Given instruction> Transcribe each line of the material as it is, and drop any picture.

┌─ Material

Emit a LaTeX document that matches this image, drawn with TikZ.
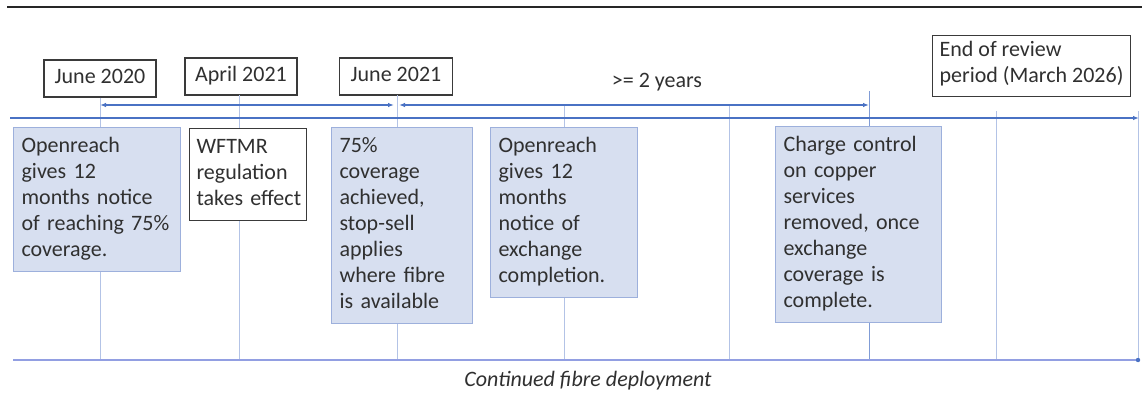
\documentclass[tikz,border=0pt]{standalone}
\usepackage{fontspec}
\setmainfont{Carlito}
\usetikzlibrary{arrows.meta}
\definecolor{txt}{HTML}{303030}
\definecolor{boxfill}{HTML}{D7DFF0}
\definecolor{boxline}{HTML}{9DB0DC}
\definecolor{tline}{HTML}{4A72C4}
\definecolor{vline}{HTML}{B3C3E6}
\definecolor{bline}{HTML}{929FE2}
\definecolor{dline}{HTML}{3A3A3A}
\hfuzz=20pt
\tikzset{
  every node/.style={font=\fontsize{22}{26}\selectfont, text=txt},
  evbox/.style={draw=boxline, line width=1.2pt, fill=boxfill, anchor=north west,
    align=left, inner xsep=8pt, inner ysep=7pt,
    execute at begin node=\strut, execute at end node=\strut},
  whitebox/.style={evbox, draw=dline, fill=white},
  datebox/.style={draw=dline, line width=1.2pt, fill=white, inner sep=5.5pt,
    execute at begin node=\strut, execute at end node=\strut},
  vl/.style={draw=vline, line width=0.9pt},
  arr/.style={draw=tline, line width=1.2pt, {Latex[length=6pt,width=4.5pt]}-{Latex[length=6pt,width=4.5pt]}},
}
\begin{document}
\begin{tikzpicture}[x=1pt,y=-1pt]
\useasboundingbox (0,0) rectangle (1142,394);
% top rule
\coordinate (rL) at (7,7); \coordinate (rR) at (1142,7);
\draw[draw=black!85, line width=2pt] (rL) -- (rR);

% date boxes
\node[datebox, minimum width=112pt] (d1) at (100,78.5) {June 2020};
\node[datebox, minimum width=112pt] (d2) at (241,76.5) {April 2021};
\node[datebox, minimum width=113pt] (d3) at (396,76.5) {June 2021};
\node[datebox, anchor=north west, align=left, inner xsep=7pt, inner ysep=6pt] (d4) at (932,35) {End of review\\period (March 2026)};
\node (yrs) at (657,82) {>= 2 years};

% timeline coordinates
\coordinate (tlL) at (10,118); \coordinate (tlR) at (1139,118);
\coordinate (blL) at (13,360); \coordinate (blR) at (1138,360);
\coordinate (v5) at (564,105); \coordinate (v6) at (729,105);
\coordinate (v7) at (869,91); \coordinate (v8) at (996,111);
\coordinate (v9) at (1138,111);

% vertical lines
\draw[vl] (d1.south) -- (d1.south |- blL);
\draw[vl] (239,95) coordinate (v2) -- (v2 |- blL);
\draw[vl] (397,95) coordinate (v3) -- (v3 |- blL);
\draw[vl] (v5) -- (v5 |- blL);
\draw[vl] (v6) -- (v6 |- blL);
\draw[vl, draw=tline!70] (v7) -- (v7 |- blL);
\draw[vl] (v8) -- (v8 |- blL);
\draw[vl] (v9) -- (v9 |- blL);

% arrows
\coordinate (a0) at (100,105); \coordinate (a1) at (394,105);
\coordinate (a2) at (399,105); \coordinate (a3) at (869,105);
\draw[arr] (a0) -- (a1);
\draw[arr] (a2) -- (a3);

% main timeline
\draw[draw=tline, line width=1.2pt, -{Latex[length=6pt,width=4.5pt]}] (tlL) -- (tlR);
% bottom line
\draw[draw=bline, line width=2.2pt] (blL) -- (blR);
\fill[tline] (blR) circle (2.2pt);

% event boxes
\node[evbox, text width=151pt] (b1) at (13,127) {Openreach\\gives 12\\months notice\\of reaching 75\%\\coverage.};
\node[whitebox, text width=103pt, inner xsep=7pt] (b2) at (189,128) {WFTMR\\regulation\\\mbox{takes effect}};
\node[evbox, text width=125pt] (b3) at (331,127) {75\%\\coverage\\achieved,\\stop-sell\\applies\\where fibre\\is available};
\node[evbox, text width=131pt] (b4) at (490,127) {Openreach\\gives 12\\months\\notice of\\exchange\\completion.};
\node[evbox, text width=150pt] (b5) at (775,126) {Charge control\\on copper\\services\\removed, once\\exchange\\coverage is\\complete.};

\node[font=\fontsize{22}{26}\selectfont\itshape] (cfd) at (588,381) {Continued fibre deployment};
\end{tikzpicture}
\end{document}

└─

Result of the exercise>
Emit a LaTeX document that matches this image, drawn with TikZ.
\documentclass[tikz,border=0pt]{standalone}
\usepackage{fontspec}
\setmainfont{Carlito}
\usetikzlibrary{arrows.meta}
\definecolor{txt}{HTML}{303030}
\definecolor{boxfill}{HTML}{D7DFF0}
\definecolor{boxline}{HTML}{9DB0DC}
\definecolor{tline}{HTML}{4A72C4}
\definecolor{vline}{HTML}{B3C3E6}
\definecolor{bline}{HTML}{929FE2}
\definecolor{dline}{HTML}{3A3A3A}
\hfuzz=20pt
\tikzset{
  every node/.style={font=\fontsize{22}{26}\selectfont, text=txt},
  evbox/.style={draw=boxline, line width=1.2pt, fill=boxfill, anchor=north west,
    align=left, inner xsep=8pt, inner ysep=7pt,
    execute at begin node=\strut, execute at end node=\strut},
  whitebox/.style={evbox, draw=dline, fill=white},
  datebox/.style={draw=dline, line width=1.2pt, fill=white, inner sep=5.5pt,
    execute at begin node=\strut, execute at end node=\strut},
  vl/.style={draw=vline, line width=0.9pt},
  arr/.style={draw=tline, line width=1.2pt, {Latex[length=6pt,width=4.5pt]}-{Latex[length=6pt,width=4.5pt]}},
}
\begin{document}
\begin{tikzpicture}[x=1pt,y=-1pt]
\useasboundingbox (0,0) rectangle (1142,394);
% top rule
\coordinate (rL) at (7,7); \coordinate (rR) at (1142,7);
\draw[draw=black!85, line width=2pt] (rL) -- (rR);

% date boxes
\node[datebox, minimum width=112pt] (d1) at (100,78.5) {June 2020};
\node[datebox, minimum width=112pt] (d2) at (241,76.5) {April 2021};
\node[datebox, minimum width=113pt] (d3) at (396,76.5) {June 2021};
\node[datebox, anchor=north west, align=left, inner xsep=7pt, inner ysep=6pt] (d4) at (932,35) {End of review\\period (March 2026)};
\node (yrs) at (657,82) {>= 2 years};

% timeline coordinates
\coordinate (tlL) at (10,118); \coordinate (tlR) at (1139,118);
\coordinate (blL) at (13,360); \coordinate (blR) at (1138,360);
\coordinate (v5) at (564,105); \coordinate (v6) at (729,105);
\coordinate (v7) at (869,91); \coordinate (v8) at (996,111);
\coordinate (v9) at (1138,111);

% vertical lines
\draw[vl] (d1.south) -- (d1.south |- blL);
\draw[vl] (239,95) coordinate (v2) -- (v2 |- blL);
\draw[vl] (397,95) coordinate (v3) -- (v3 |- blL);
\draw[vl] (v5) -- (v5 |- blL);
\draw[vl] (v6) -- (v6 |- blL);
\draw[vl, draw=tline!70] (v7) -- (v7 |- blL);
\draw[vl] (v8) -- (v8 |- blL);
\draw[vl] (v9) -- (v9 |- blL);

% arrows
\coordinate (a0) at (100,105); \coordinate (a1) at (394,105);
\coordinate (a2) at (399,105); \coordinate (a3) at (869,105);
\draw[arr] (a0) -- (a1);
\draw[arr] (a2) -- (a3);

% main timeline
\draw[draw=tline, line width=1.2pt, -{Latex[length=6pt,width=4.5pt]}] (tlL) -- (tlR);
% bottom line
\draw[draw=bline, line width=2.2pt] (blL) -- (blR);
\fill[tline] (blR) circle (2.2pt);

% event boxes
\node[evbox, text width=151pt] (b1) at (13,127) {Openreach\\gives 12\\months notice\\of reaching 75\%\\coverage.};
\node[whitebox, text width=103pt, inner xsep=7pt] (b2) at (189,128) {WFTMR\\regulation\\\mbox{takes effect}};
\node[evbox, text width=125pt] (b3) at (331,127) {75\%\\coverage\\achieved,\\stop-sell\\applies\\where fibre\\is available};
\node[evbox, text width=131pt] (b4) at (490,127) {Openreach\\gives 12\\months\\notice of\\exchange\\completion.};
\node[evbox, text width=150pt] (b5) at (775,126) {Charge control\\on copper\\services\\removed, once\\exchange\\coverage is\\complete.};

\node[font=\fontsize{22}{26}\selectfont\itshape] (cfd) at (588,381) {Continued fibre deployment};
\end{tikzpicture}
\end{document}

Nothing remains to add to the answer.